Torch brazing differs extensively from torch welding. With brazing, the flame should not be oxidizing and should be held much farther from the part than a welding flame would be. The flame for brazing should wrap around the entire joint (if possible) so as to evenly heat the whole joint rather than just a small portion of it. Sound hard? Not really. Let’s see how this might be achieved.

Figure 1 shows a typical example of a torch-brazing operation in which a joint is being heated for application of some brazing filler metal (BFM). The torch flame should be held at a convenient distance from the part so that the flame will wrap around the joint as much as possible and not just heat one small spot.

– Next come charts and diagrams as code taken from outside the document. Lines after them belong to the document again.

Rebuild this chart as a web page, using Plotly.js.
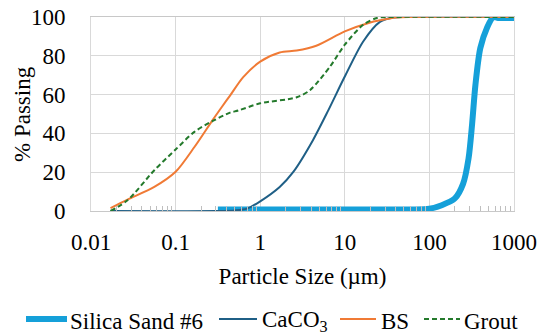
<!DOCTYPE html>
<html><head><meta charset="utf-8">
<script src="https://cdn.plot.ly/plotly-3.0.1.min.js"></script>
<style>html,body{margin:0;padding:0;background:#fff}#chart{width:539px;height:336px}
#chart text, #chart tspan{font-family:'Liberation Serif', Tinos, 'Times New Roman', serif !important;}</style>
</head><body><div id="chart"></div>
<script>
// Particle size (µm) and % passing
const silicaX = [0.316, 1, 10, 60, 100, 140, 200, 250, 290, 320, 350, 400, 480, 570, 650, 1000];
const silicaY = [0.8, 0.8, 0.8, 0.8, 1.2, 3, 6.5, 14, 27, 45, 65, 84, 94.5, 100, 99.5, 99.5];

const caco3X = [0.017, 0.3, 0.5, 0.7, 1, 1.7, 2.45, 4.2, 6.4, 10, 16.5, 26, 35, 50, 1000];
const caco3Y = [0, 0, 0.3, 1.2, 5, 12.4, 20, 36.5, 52, 69.3, 87.4, 97.5, 99.5, 100, 100];

const bsX = [0.017, 0.027, 0.056, 0.1, 0.167, 0.275, 0.35, 0.44, 0.63, 1, 1.7, 2.7, 4.6, 10, 20, 26, 40, 60, 1000];
const bsY = [1.5, 5.9, 12.4, 20.2, 33, 47, 53.5, 59.5, 69, 77, 81.7, 82.7, 85.2, 92.6, 97.2, 98.3, 99.7, 100, 100];

const groutX = [0.017, 0.027, 0.056, 0.1, 0.167, 0.275, 0.44, 0.55, 1, 2.7, 3.9, 6.7, 10, 16.5, 24, 40, 1000];
const groutY = [0, 5.5, 21, 31.7, 40.8, 46.4, 50.7, 51.8, 55.5, 58.6, 62.4, 74.5, 85.7, 96, 99.5, 100, 100];

const seriesNames = ['Silica Sand #6', 'CaCO<sub>3</sub>', 'BS', 'Grout'];
const seriesColors = ['#15a0d9', '#1f5f86', '#f07a35', '#247a2c'];
const xTickVals = [0.01, 0.1, 1, 10, 100, 1000];
const xTickText = ['0.01', '0.1', '1', '10', '100', '1000'];
const yTickVals = [0, 20, 40, 60, 80, 100];
const xTitle = 'Particle Size (µm)';
const yTitle = '% Passing';

const FONT = 'Liberation Serif, Tinos, Times New Roman, serif';
const TXT = () => ({family: FONT, size: 23, color: '#000'});
const sp = {shape: 'spline', smoothing: 0.8};
const GROUT_DASH = '5px,3px';

function makeTraces() {
  return [
    {x: silicaX, y: silicaY, name: seriesNames[0], mode: 'lines', line: Object.assign({color: seriesColors[0], width: 6}, sp)},
    {x: caco3X, y: caco3Y, name: seriesNames[1], mode: 'lines', line: Object.assign({color: seriesColors[1], width: 2}, sp)},
    {x: bsX, y: bsY, name: seriesNames[2], mode: 'lines', line: Object.assign({color: seriesColors[2], width: 2}, sp)},
    {x: groutX, y: groutY, name: seriesNames[3], mode: 'lines', line: Object.assign({color: seriesColors[3], width: 2, dash: GROUT_DASH}, sp)}
  ];
}

// plot-area geometry (pixels) used to place the hand-made legend
const M = {l: 91, r: 25, t: 17, b: 125};
const PW = 539 - M.l - M.r, PH = 336 - M.t - M.b;
const px = v => (v - M.l) / PW;
const py = v => (336 - M.b - v) / PH;

const legendItems = [
  {x0: 26, x1: 67, tx: 69, w: 6},
  {x0: 219, x1: 257, tx: 261, w: 2},
  {x0: 340, x1: 376, tx: 380, w: 2},
  {x0: 424, x1: 460, tx: 463, w: 2}
];
const legendLineY = 319, legendTextY = 321;

function makeLayout() {
  const shapes = legendItems.map((it, i) => ({
    type: 'line', xref: 'paper', yref: 'paper',
    x0: px(it.x0), x1: px(it.x1), y0: py(legendLineY), y1: py(legendLineY),
    line: {color: seriesColors[i], width: it.w, dash: i === 3 ? GROUT_DASH : 'solid'}
  }));
  const annotations = legendItems.map((it, i) => ({
    xref: 'paper', yref: 'paper', x: px(it.tx), y: py(legendTextY),
    xanchor: 'left', yanchor: 'middle', showarrow: false, borderpad: 0,
    text: seriesNames[i], font: TXT()
  }));
  annotations.push({
    xref: 'paper', yref: 'paper', x: px(22), y: 0.5, xanchor: 'center', yanchor: 'middle',
    textangle: -90, showarrow: false, borderpad: 0,
    text: yTitle, font: TXT()
  });
  return {
    width: 539, height: 336,
    margin: Object.assign({autoexpand: false}, M),
    paper_bgcolor: '#fff', plot_bgcolor: '#fff',
    font: TXT(),
    showlegend: false,
    xaxis: {
      type: 'log', range: [-2, 3],
      tickmode: 'array', tickvals: xTickVals, ticktext: xTickText,
      showgrid: true, gridcolor: '#d9d9d9', gridwidth: 1,
      zeroline: false, showline: true, linecolor: '#c8c8c8', linewidth: 1, mirror: true,
      ticks: '', ticklabelstandoff: 10, tickfont: TXT(),
      minor: {ticks: 'inside', ticklen: 5, tickcolor: '#bfbfbf', tickwidth: 1, showgrid: false,
              tickmode: 'array', tickvals: [0.02,0.03,0.04,0.05,0.06,0.07,0.08,0.09,0.2,0.3,0.4,0.5,0.6,0.7,0.8,0.9,2,3,4,5,6,7,8,9,20,30,40,50,60,70,80,90,200,300,400,500,600,700,800,900]},
      title: {text: xTitle, font: TXT(), standoff: 14},
      fixedrange: true
    },
    yaxis: {
      range: [0, 100], tickmode: 'array', tickvals: yTickVals,
      showgrid: true, gridcolor: '#d9d9d9', gridwidth: 1,
      zeroline: false, showline: true, linecolor: '#d9d9d9', mirror: true,
      ticks: '', ticklabelstandoff: 20, tickfont: TXT(),
      fixedrange: true
    },
    shapes: shapes,
    annotations: annotations
  };
}

const config = {displayModeBar: false, staticPlot: true};
Plotly.newPlot('chart', makeTraces(), makeLayout(), config);
</script>
</body></html>
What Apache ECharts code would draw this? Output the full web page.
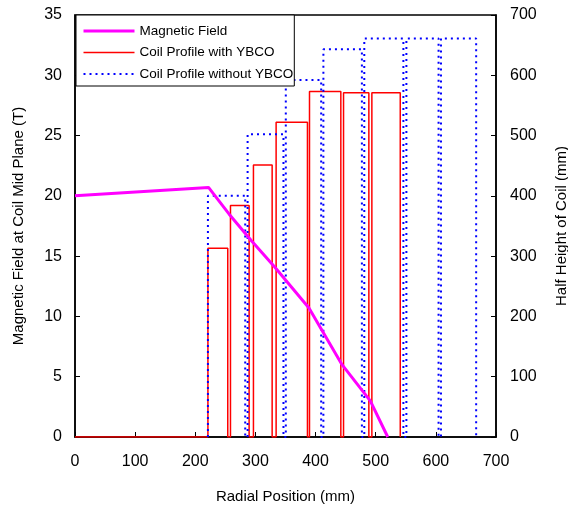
<!DOCTYPE html>
<html>
<head>
<meta charset="utf-8">
<script src="https://cdn.jsdelivr.net/npm/echarts@6/dist/echarts.min.js"></script>
<style>
  html, body { margin: 0; padding: 0; background: #fff; }
  #main { width: 568px; height: 509px; }
</style>
</head>
<body>
<div id="main"></div>
<script>
// magnetic field along the mid plane (radius mm, field T)
const fieldRadius = [0, 222, 256, 293, 332, 389, 444, 491, 520];
const fieldValue = [20, 20.7, 18.5, 16.3, 14.1, 10.7, 6.0, 3.0, 0];

// coil profile with YBCO (inner radius, outer radius, half height in mm)
const ybcoInner = [221, 258.5, 296.7, 334.4, 389.9, 446.5, 493.6];
const ybcoOuter = [254, 289.5, 327.8, 386.5, 442, 488.6, 540.8];
const ybcoHeight = [313, 384, 451, 522, 573, 571, 571];

// coil profile without YBCO
const plainInner = [221, 287, 350.5, 413, 481, 551, 608.5];
const plainOuter = [283, 346.6, 409.3, 477, 546, 604.5, 667];
const plainHeight = [400, 502, 592, 643, 661, 661, 661];

const xTicks = { min: 0, max: 700, interval: 100 };
const fieldTicks = { min: 0, max: 35, interval: 5 };
const heightTicks = { min: 0, max: 700, interval: 100 };

const FONT = '"Liberation Sans", Arial, sans-serif';

// build a stepped outline: up at inner edge, across, back down at outer edge
function profilePath(inner, outer, height, startX) {
    const pts = [];
    if (startX !== undefined) pts.push([startX, 0]);
    for (let i = 0; i < inner.length; i++) {
        pts.push([inner[i], 0]);
        pts.push([inner[i], height[i]]);
        pts.push([outer[i], height[i]]);
        pts.push([outer[i], 0]);
    }
    return pts;
}

const fieldData = fieldRadius.map((r, i) => [r, fieldValue[i]]);

const chart = echarts.init(document.getElementById('main'), null, { renderer: 'canvas' });

const axisText = { color: '#000', fontSize: 16, fontFamily: FONT };
const nameText = { color: '#000', fontSize: 15, fontFamily: FONT };

chart.setOption({
    animation: false,
    backgroundColor: '#fff',
    grid: {
        left: 75, right: 72, top: 15, bottom: 72,
        outerBoundsMode: 'none',
        containLabel: false,
        show: true, borderColor: '#000', borderWidth: 1.5
    },
    legend: {
        orient: 'vertical',
        left: 76, top: 15,
        padding: [9, 1, 5, 6],
        itemWidth: 51, itemHeight: 14, itemGap: 7.5,
        backgroundColor: '#fff',
        borderColor: '#000', borderWidth: 1,
        borderRadius: 0,
        lineStyle: { width: 'inherit' },
        itemStyle: { opacity: 0 },
        textStyle: { color: '#000', fontSize: 13.5, fontFamily: FONT },
        data: ['Magnetic Field', 'Coil Profile with YBCO', 'Coil Profile without YBCO']
    },
    xAxis: {
        type: 'value',
        min: xTicks.min, max: xTicks.max, interval: xTicks.interval,
        name: 'Radial Position (mm)',
        nameLocation: 'middle', nameGap: 52,
        nameTextStyle: nameText,
        axisLine: { lineStyle: { color: '#000', width: 1.5 } },
        axisTick: { inside: true, length: 5, lineStyle: { color: '#000' } },
        axisLabel: Object.assign({ margin: 17 }, axisText),
        splitLine: { show: false }
    },
    yAxis: [{
        type: 'value',
        min: fieldTicks.min, max: fieldTicks.max, interval: fieldTicks.interval,
        name: 'Magnetic Field at Coil Mid Plane (T)',
        nameLocation: 'middle', nameGap: 49, nameRotate: 90,
        nameTextStyle: nameText,
        axisLine: { show: true, lineStyle: { color: '#000', width: 1.5 } },
        axisTick: { show: true, inside: true, length: 5, lineStyle: { color: '#000' } },
        axisLabel: Object.assign({ margin: 13 }, axisText),
        splitLine: { show: false }
    }, {
        type: 'value',
        position: 'right',
        min: heightTicks.min, max: heightTicks.max, interval: heightTicks.interval,
        name: 'Half Height of Coil (mm)',
        nameLocation: 'middle', nameGap: 58, nameRotate: 90,
        nameTextStyle: nameText,
        axisLine: { show: true, lineStyle: { color: '#000', width: 1.5 } },
        axisTick: { show: true, inside: true, length: 5, lineStyle: { color: '#000' } },
        axisLabel: Object.assign({ margin: 14 }, axisText),
        splitLine: { show: false }
    }],
    series: [{
        name: 'Coil Profile with YBCO',
        type: 'line',
        yAxisIndex: 1,
        symbol: 'none',
        data: profilePath(ybcoInner, ybcoOuter, ybcoHeight, 0),
        lineStyle: { color: '#ff0000', width: 1.5 },
        itemStyle: { color: '#ff0000' },
        z: 2
    }, {
        name: 'Coil Profile without YBCO',
        type: 'line',
        yAxisIndex: 1,
        symbol: 'none',
        data: profilePath(plainInner, plainOuter, plainHeight),
        lineStyle: { color: '#0000ff', width: 2, type: [2, 4] },
        itemStyle: { color: '#0000ff' },
        z: 3
    }, {
        name: 'Magnetic Field',
        type: 'line',
        yAxisIndex: 0,
        symbol: 'none',
        data: fieldData,
        lineStyle: { color: '#ff00ff', width: 3 },
        itemStyle: { color: '#ff00ff' },
        z: 4
    }]
});
</script>
</body>
</html>
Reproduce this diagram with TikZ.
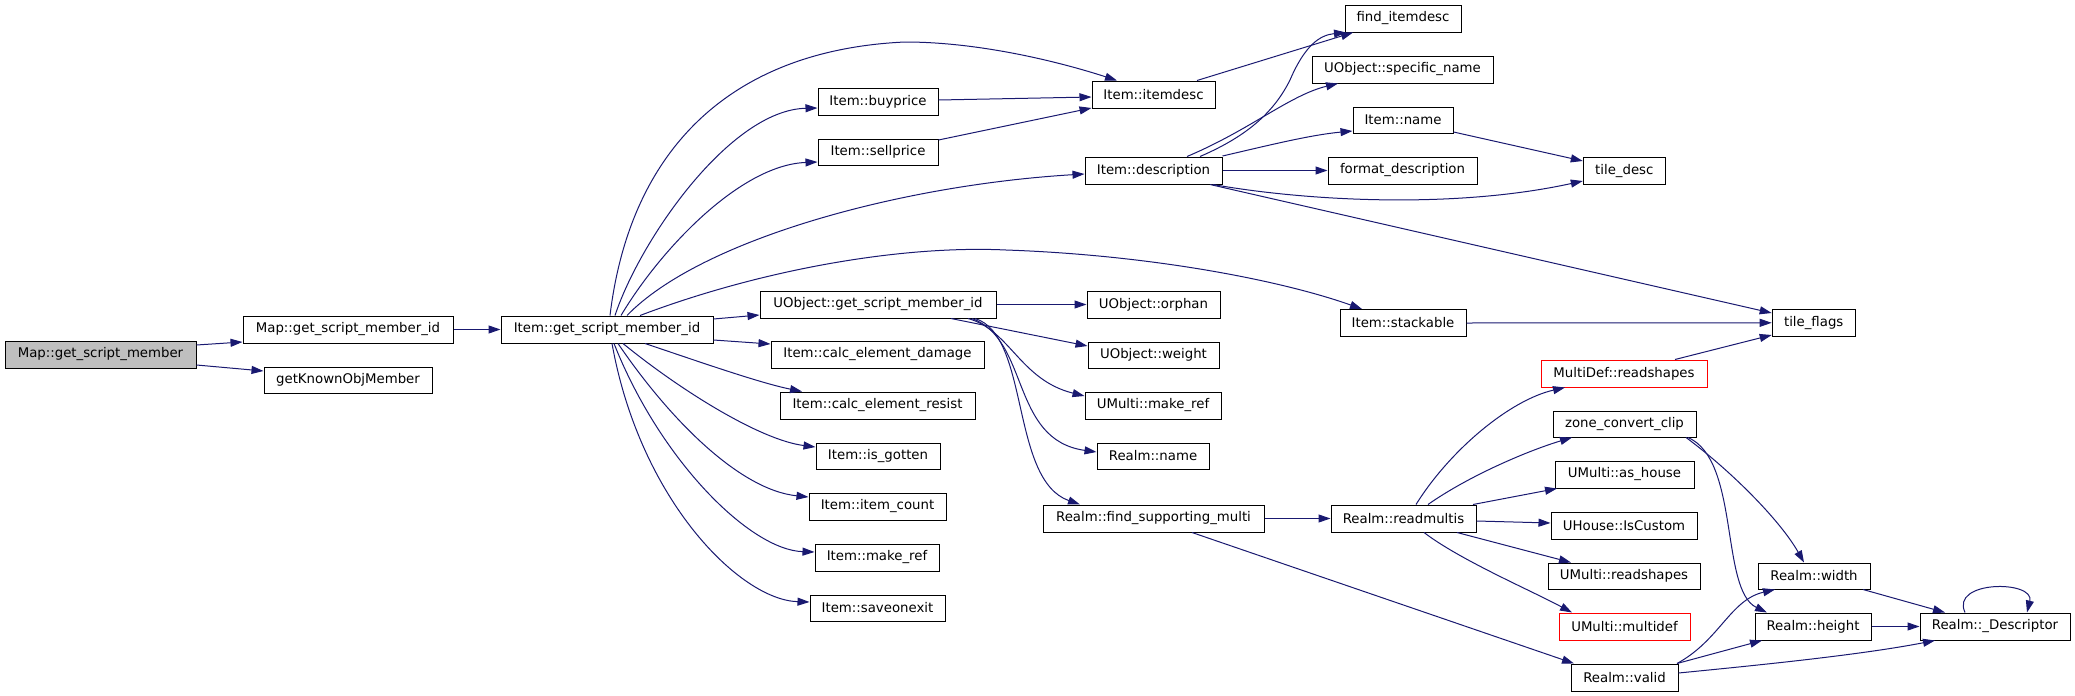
\documentclass[tikz,border=0pt]{standalone}
\usepackage{fontspec}
\setmainfont{DejaVu Sans}
\usetikzlibrary{arrows.meta}
\definecolor{navy}{HTML}{191970}
\definecolor{rootgray}{HTML}{BFBFBF}
\tikzset{
  box/.style={draw=black, line width=1pt, rectangle, inner sep=0pt, fill=white,
    font=\fontsize{13.3}{16}\selectfont},
  redbox/.style={box, draw=red},
  rootbox/.style={box, fill=rootgray},
  edge/.style={draw=navy, line width=1pt, -{Triangle[length=12pt,width=8pt]}}
}
\begin{document}
\begin{tikzpicture}[x=1pt,y=-1pt]
\useasboundingbox (0,0) rectangle (2075,696);
% nodes
\node[rootbox, minimum width=191pt, minimum height=27pt] (mgsm) at (100.5,354.5) {Map::get\_script\_member};
\node[box, minimum width=210pt, minimum height=27pt] (mgsmid) at (348,329.5) {Map::get\_script\_member\_id};
\node[box, minimum width=168pt, minimum height=26pt] (gkom) at (348,380) {getKnownObjMember};
\node[box, minimum width=212pt, minimum height=27pt] (igsmid) at (607,329.5) {Item::get\_script\_member\_id};
\node[box, minimum width=120pt, minimum height=27pt] (buy) at (878,101.5) {Item::buyprice};
\node[box, minimum width=120pt, minimum height=26pt] (sell) at (878,152) {Item::sellprice};
\node[box, minimum width=236pt, minimum height=27pt] (ugsmid) at (878,304.5) {UObject::get\_script\_member\_id};
\node[box, minimum width=213pt, minimum height=27pt] (damage) at (877.5,354.5) {Item::calc\_element\_damage};
\node[box, minimum width=195pt, minimum height=27pt] (resist) at (877.5,405.5) {Item::calc\_element\_resist};
\node[box, minimum width=124pt, minimum height=26pt] (gotten) at (878,456) {Item::is\_gotten};
\node[box, minimum width=137pt, minimum height=27pt] (count) at (877.5,506.5) {Item::item\_count};
\node[box, minimum width=124pt, minimum height=27pt] (imref) at (877,557.5) {Item::make\_ref};
\node[box, minimum width=135pt, minimum height=26pt] (save) at (877.5,608) {Item::saveonexit};
\node[box, minimum width=123pt, minimum height=27pt] (itemdesc) at (1153.5,94.5) {Item::itemdesc};
\node[box, minimum width=137pt, minimum height=27pt] (desc) at (1153.5,170.5) {Item::description};
\node[box, minimum width=133pt, minimum height=27pt] (orphan) at (1153.5,304.5) {UObject::orphan};
\node[box, minimum width=131pt, minimum height=26pt] (weight) at (1153.5,355) {UObject::weight};
\node[box, minimum width=136pt, minimum height=27pt] (umref) at (1153,405.5) {UMulti::make\_ref};
\node[box, minimum width=112pt, minimum height=26pt] (rname) at (1153,456) {Realm::name};
\node[box, minimum width=221pt, minimum height=27pt] (fsm) at (1153.5,518.5) {Realm::find\_supporting\_multi};
\node[box, minimum width=116pt, minimum height=27pt] (find) at (1403,18.5) {find\_itemdesc};
\node[box, minimum width=181pt, minimum height=27pt] (spec) at (1402.5,69.5) {UObject::specific\_name};
\node[box, minimum width=100pt, minimum height=26pt] (iname) at (1403,120) {Item::name};
\node[box, minimum width=149pt, minimum height=27pt] (fmt) at (1402.5,170.5) {format\_description};
\node[box, minimum width=126pt, minimum height=27pt] (stack) at (1403,323) {Item::stackable};
\node[box, minimum width=145pt, minimum height=27pt] (readmultis) at (1403.5,518.5) {Realm::readmultis};
\node[box, minimum width=82pt, minimum height=27pt] (tdesc) at (1624.3,170.8) {tile\_desc};
\node[box, minimum width=83pt, minimum height=27pt] (tflags) at (1813.7,322.8) {tile\_flags};
\node[redbox, minimum width=166pt, minimum height=27pt] (mdrs) at (1624,373.5) {MultiDef::readshapes};
\node[box, minimum width=143pt, minimum height=26pt] (zcc) at (1624.5,424) {zone\_convert\_clip};
\node[box, minimum width=139pt, minimum height=27pt] (ash) at (1624.5,474.5) {UMulti::as\_house};
\node[box, minimum width=146pt, minimum height=27pt] (custom) at (1624,525.5) {UHouse::IsCustom};
\node[box, minimum width=152pt, minimum height=26pt] (urs) at (1624,576) {UMulti::readshapes};
\node[redbox, minimum width=131pt, minimum height=27pt] (mdef) at (1624.5,626.5) {UMulti::multidef};
\node[box, minimum width=107pt, minimum height=27pt] (valid) at (1624.5,677.5) {Realm::valid};
\node[box, minimum width=112pt, minimum height=26pt] (width) at (1814,576) {Realm::width};
\node[box, minimum width=116pt, minimum height=27pt] (height) at (1813,626.5) {Realm::height};
\node[box, minimum width=150pt, minimum height=27pt] (descr) at (1995,626.5) {Realm::\_Descriptor};
% edges
\draw[edge] (mgsm.east |- 0,345) -- (mgsmid.west |- 0,342);
\draw[edge] (mgsm.east |- 0,365) -- (gkom.west |- 0,371);
\draw[edge] (mgsmid.east) -- (igsmid.west);
\draw[edge] (igsmid.north -| 610,0) .. controls (630,150) and (730,50) .. (905,42) .. controls (980,42) and (1060,62) .. (itemdesc.north -| 1117,0);
\draw[edge] (igsmid.north -| 615,0) .. controls (640,240) and (730,110) .. (buy.west |- 0,108);
\draw[edge] (igsmid.north -| 621,0) .. controls (660,250) and (740,165) .. (sell.west |- 0,162);
\draw[edge] (igsmid.north -| 627,0) .. controls (700,240) and (900,185) .. (desc.west |- 0,174);
\draw[edge] (igsmid.north -| 640,0) .. controls (760,270) and (900,245) .. (1006,250) .. controls (1150,255) and (1280,280) .. (stack.north -| 1362,0);
\draw[edge] (igsmid.east |- 0,319) -- (ugsmid.west |- 0,315);
\draw[edge] (igsmid.east |- 0,340) -- (damage.west |- 0,344);
\draw[edge] (igsmid.south -| 645,0) .. controls (700,362) and (760,383) .. (resist.north -| 802,0);
\draw[edge] (igsmid.south -| 623,0) .. controls (680,390) and (760,440) .. (gotten.west |- 0,447);
\draw[edge] (igsmid.south -| 618,0) .. controls (670,420) and (740,490) .. (count.west |- 0,497);
\draw[edge] (igsmid.south -| 614,0) .. controls (660,460) and (750,550) .. (imref.west |- 0,552);
\draw[edge] (igsmid.south -| 612,0) .. controls (640,500) and (740,600) .. (save.west |- 0,602);
\draw[edge] (buy.east |- 0,100) -- (itemdesc.west |- 0,97);
\draw[edge] (sell.east |- 0,140) -- (itemdesc.west |- 0,108);
\draw[edge] (itemdesc.north -| 1197,0) -- (find.south -| 1353,0);
\draw[edge] (desc.north -| 1200,0) .. controls (1250,135) and (1275,110) .. (1290,80) .. controls (1305,45) and (1320,35) .. (find.south -| 1346,0);
\draw[edge] (desc.north -| 1187,0) .. controls (1250,130) and (1290,95) .. (spec.south -| 1338,0);
\draw[edge] (desc.east |- 0,156) .. controls (1270,145) and (1310,135) .. (iname.west |- 0,131);
\draw[edge] (desc.east) -- (fmt.west);
\draw[edge] (desc.south -| 1213,0) .. controls (1300,200) and (1450,210) .. (tdesc.west |- 0,181);
\draw[edge] (desc.south -| 1210,0) -- (tflags.west |- 0,313);
\draw[edge] (iname.east |- 0,132) -- (tdesc.west |- 0,161);
\draw[edge] (stack.east) -- (tflags.west);
\draw[edge] (mdrs.north -| 1675,0) -- (tflags.west |- 0,335);
\draw[edge] (ugsmid.east) -- (orphan.west);
\draw[edge] (ugsmid.south -| 951,0) -- (weight.west |- 0,346);
\draw[edge] (ugsmid.south -| 968,0) .. controls (1010,330) and (1020,380) .. (umref.west |- 0,396);
\draw[edge] (ugsmid.south -| 972,0) .. controls (1030,340) and (1010,440) .. (rname.west |- 0,452);
\draw[edge] (ugsmid.south -| 975,0) .. controls (1030,335) and (1010,480) .. (fsm.north -| 1080,0);
\draw[edge] (fsm.east) -- (readmultis.west);
\draw[edge] (fsm.south -| 1192,0) -- (valid.north -| 1574,0);
\draw[edge] (readmultis.north -| 1416,0) .. controls (1450,450) and (1510,400) .. (mdrs.south -| 1565,0);
\draw[edge] (readmultis.north -| 1428,0) .. controls (1470,475) and (1530,450) .. (zcc.south -| 1572,0);
\draw[edge] (readmultis.north -| 1473,0) -- (ash.south -| 1557,0);
\draw[edge] (readmultis.east |- 0,521) -- (custom.west |- 0,523);
\draw[edge] (readmultis.south -| 1457,0) -- (urs.north -| 1571,0);
\draw[edge] (readmultis.south -| 1424,0) .. controls (1460,560) and (1530,590) .. (mdef.north -| 1572,0);
\draw[edge] (zcc.south -| 1686,0) .. controls (1730,470) and (1780,520) .. (width.north -| 1804,0);
\draw[edge] (zcc.south -| 1688,0) .. controls (1740,460) and (1720,590) .. (height.north -| 1767,0);
\draw[edge] (valid.north -| 1677,0) .. controls (1720,640) and (1730,600) .. (width.south -| 1775,0);
\draw[edge] (valid.north -| 1677,0) -- (height.south -| 1762,0);
\draw[edge] (valid.east |- 0,673) .. controls (1760,665) and (1860,655) .. (descr.south -| 1935,0);
\draw[edge] (width.south -| 1863,0) -- (descr.north -| 1945,0);
\draw[edge] (height.east) -- (descr.west);
\draw[edge] (descr.north -| 1965,0) .. controls (1950,580) and (2035,580) .. (descr.north -| 2027,0);
\end{tikzpicture}
\end{document}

The flame is designed to bring the entire joint up to a temperature high enough so that when the BFM wire/rod is touched to the edge of the joint to be brazed (at the left side of the fitting in the photo), the heat in the base metal (not the torch flame) will cause the BFM to melt and be pulled into the joint by capillary action. Then, as the flame is moved slowly down the fitting (moved to the right in the photo), the molten BFM will be drawn through the fitting by capillary action because BFM likes to flow toward the hot spot.

Remember, the torch should NOT be used to melt the BFM. Too many torch brazers make the mistake of trying to melt the BFM wire using the torch flame instead of using the heat in the base metal to melt the BFM.